La palabra no es el ‘signo’ del pensamiento (como el humo lo es del fuego); tampoco es su envoltura, su revestimiento. Los términos están envueltos entre sí, son como distintas dimensiones de una única realidad: se puede decir que el vocablo es la encarnación (lingüística) del pensamiento en su expresión. Los significados de las palabras no se deben situar ‘horizontalmente’ según su definición de diccionario, sino sobre todo ‘ortogonalmente’ entroncándose con la vivencia originaria del sujeto hablante. Por este motivo «la operación de expresión, cuando está bien lograda, (…) hace existir la significación como una cosa en el mismo corazón del texto, la hace vivir en un organismo de vocablos, la instala en el escritor o en el lector como un nuevo órgano de los sentidos, abre un nuevo campo o una nueva dimensión de nuestra experiencia».

Esta experiencia es fácilmente reconocible en el arte, sobre todo en la música: los distintos sonidos no son ‘algo otro’ a la melodía, sino que son la melodía misma en su ejecución, la cual se nos hace presente mediante ellos. En eso consiste lo estético del arte, en establecer esa coincidencia entre lo que se quiere decir y su decirse, transponiendo los signos empleados de su significado acostumbrado hacia otros nuevos, porque pasan a pertenecer a otro mundo. Lo mismo ocurre en el uso de la palabra, y no sólo en la poesía, sino en todo discurso que se precie de serlo.

¿Cómo se da un pensamiento nuevo? ¿Cómo es su génesis?
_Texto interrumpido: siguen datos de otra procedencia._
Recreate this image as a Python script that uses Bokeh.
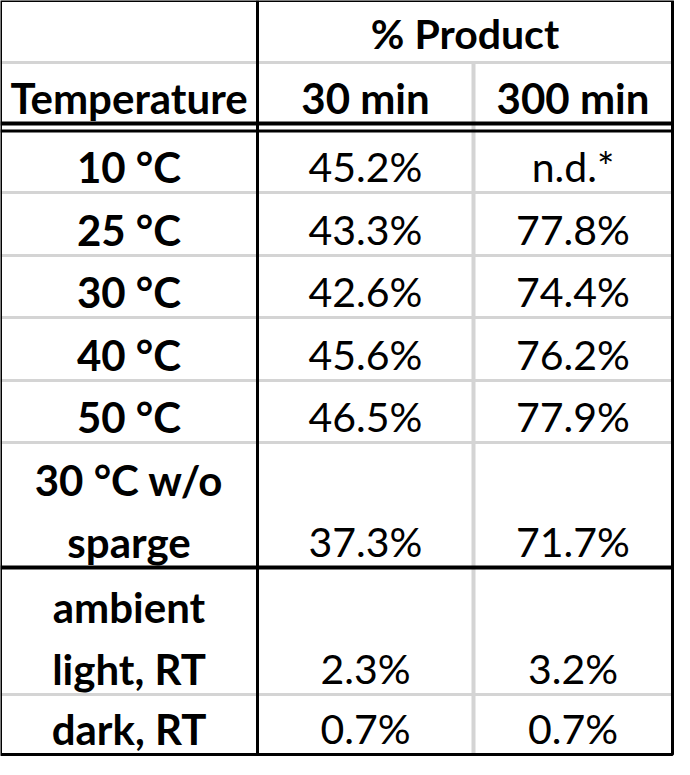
from bokeh.core.properties import value
from bokeh.embed import file_html
from bokeh.models import Range1d
from bokeh.plotting import figure
from bokeh.resources import INLINE

# table contents
header_top = "% Product"
header_cols = ["Temperature", "30 min", "300 min"]
temperatures = ["10 °C", "25 °C", "30 °C", "40 °C", "50 °C",
                "30 °C w/o\nsparge", "ambient\nlight, RT", "dark, RT"]
product_30 = [45.2, 43.3, 42.6, 45.6, 46.5, 37.3, 2.3, 0.7]
product_300 = [None, 77.8, 74.4, 76.2, 77.9, 71.7, 3.2, 0.7]

# layout (pixels)
left, right, top, bottom = 8, 680, 8, 762
col_edges = [left, 265, 481, right]
row_bottoms = [200, 263, 325, 388, 450, 575, 702, 762]
line_step = 62
shift = 16  # text baseline correction
font = value("Lato")
grey = "#d4d4d4"


def fmt(v):
    return "n.d.*" if v is None else f"{v:.1f}%"


p = figure(width=674, height=758, x_range=Range1d(8, 682), y_range=Range1d(766, 8),
           output_backend="svg", toolbar_location=None, min_border=0)
p.axis.visible = False
p.grid.visible = False
p.outline_line_color = None

# grey grid lines
p.segment(x0=[left, col_edges[1]], y0=[70, 70], x1=[col_edges[1], right], y1=[70, 70],
          line_color=grey, line_width=3)
gy = [b for b in row_bottoms[:-1] if b != 575]
p.segment(x0=[left] * len(gy), y0=gy, x1=[right] * len(gy), y1=gy,
          line_color=grey, line_width=3)
p.segment(x0=[col_edges[2]], y0=[70], x1=[col_edges[2]], y1=[bottom],
          line_color=grey, line_width=4)

# black rules
p.segment(x0=[left, left, left], y0=[131, 138.5, 575],
          x1=[right, right, right], y1=[131, 138.5, 575],
          line_color="black", line_width=[4, 3, 4])
p.segment(x0=[col_edges[1]], y0=[top], x1=[col_edges[1]], y1=[bottom],
          line_color="black", line_width=3)
p.quad(left=left, right=right, top=top, bottom=bottom, fill_color=None,
       line_color="black", line_width=3)

# headers
centers = [(col_edges[i] + col_edges[i + 1]) / 2 for i in range(3)]
p.text(x=[(col_edges[1] + right) / 2], y=[57 - shift], text=[header_top],
       text_font=font, text_font_style="bold", text_font_size="41px",
       text_align="center", text_baseline="alphabetic")
p.text(x=centers, y=[121 - shift] * 3, text=header_cols,
       text_font=font, text_font_style="bold", text_font_size="42px",
       text_align="center", text_baseline="alphabetic")

# body
lx, ly, lt = [], [], []
vx, vy, vt = [], [], []
for label, a, b, rb in zip(temperatures, product_30, product_300, row_bottoms):
    base = rb - 10 - shift
    lines = label.split("\n")
    for k, ln in enumerate(reversed(lines)):
        lx.append(centers[0])
        ly.append(base - k * line_step)
        lt.append(ln)
    vx += [centers[1], centers[2]]
    vy += [base, base]
    vt += [fmt(a), fmt(b)]

p.text(x=lx, y=ly, text=lt, text_font=font, text_font_style="bold",
       text_font_size="42px", text_align="center", text_baseline="alphabetic")
p.text(x=vx, y=vy, text=vt, text_font=font, text_font_size="41px",
       text_align="center", text_baseline="alphabetic")

open("out.html", "w").write(file_html(p, INLINE))
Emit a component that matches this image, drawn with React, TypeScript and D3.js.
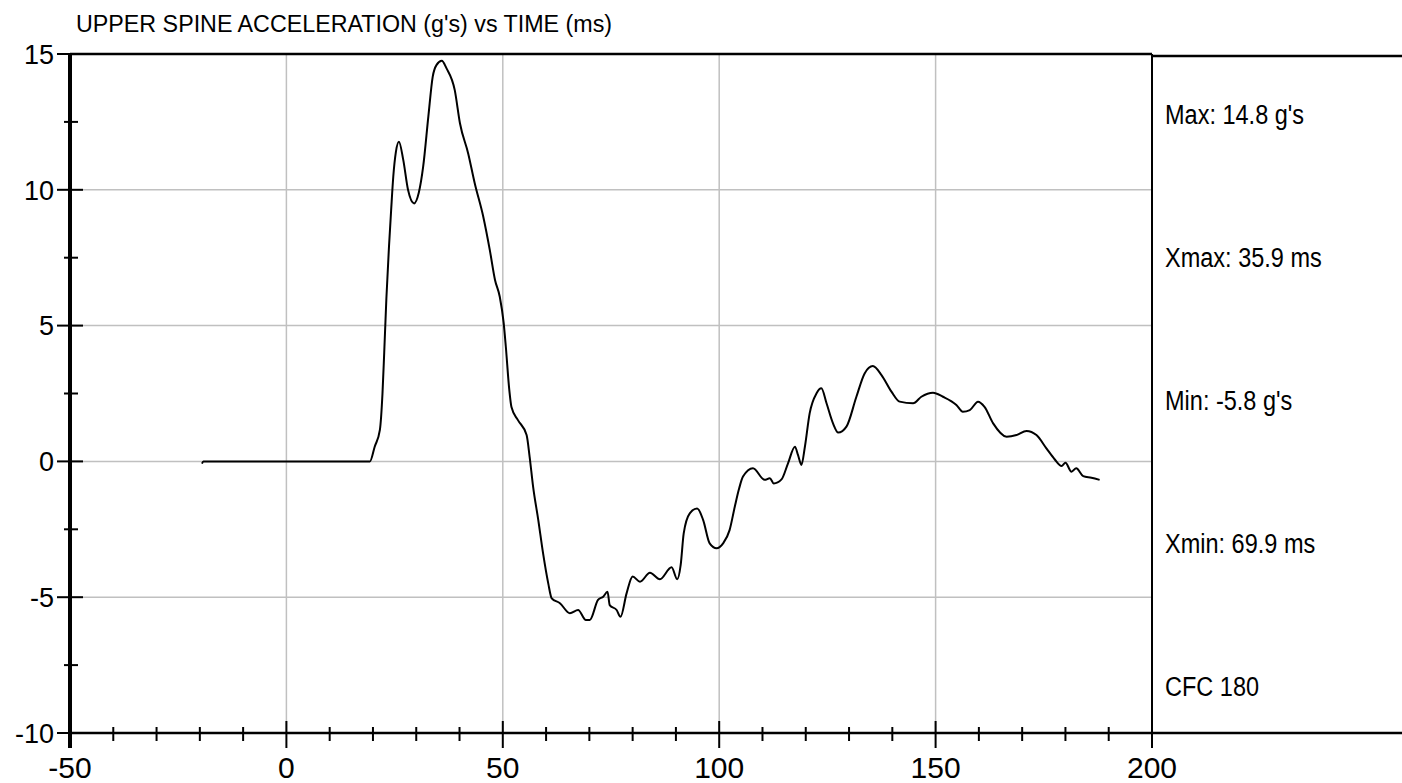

No se trata de un pensamiento puro el cual, una vez ya configurado, lo expresamos mediante palabras, sino que es un proceso creador que no se sabe muy bien cómo va a discurrir, sino que se va averiguando conforme se va construyendo. «La intención significativa nueva no se conoce a sí misma más que recubriéndose de significaciones ya disponibles, resultado de actos de expresión anteriores. Las significaciones disponibles se entrelazan a menudo según una ley desconocida, y de una vez por todas comienza a existir un nuevo ser cultural», de modo análogo a como nuestro cuerpo se presta a emprender un gesto nuevo, o nuestra conducta a una acción novedosa.

Cuando un pensamiento nuevo me es suscitado al escuchar un discurso, ello ocurre apoyándome en vocablos cuyos significados ya conozco. Pero este pensamiento no es construido mediante una combinación diferente de dichos vocablos, de modo que conseguiría así la ‘representación original’ que me ha transmitido el que habla; con lo que me hago es con un estilo de ser del hablante, con el mundo tal y como él lo enfoca, en este caso mediante sus palabras. El discurso del hablante no colma todo lo que quiere decir, así como su escucha por parte del interlocutor tampoco lo alcanza en su totalidad; el discurso apunta a un mensaje más amplio y profundo, cuyas palabras no son sino la punta del iceberg, anhelantes de ser completadas por el marco lingüístico referido a su comprensión del mundo. «Así como la intención significativa que ha puesto en movimiento la palabra del otro no es un pensamiento explícito, sino cierto hueco que quiere colmarse, igualmente la prosecución por mi parte de esta intención no es una operación de mi pensamiento, sino una modulación sincrónica de mi propia existencia, una transformación de mi ser». La comunicación no es algo meramente intelectual, sino que lo intelectual deja traslucir una honda intención que podría ser dicha seguramente con otras combinaciones de vocablos; por eso es tan importante no quedarse en el mero discurso, sino ser capaz de trascenderlo para acceder a ese vasto mundo hacia el que él apunta.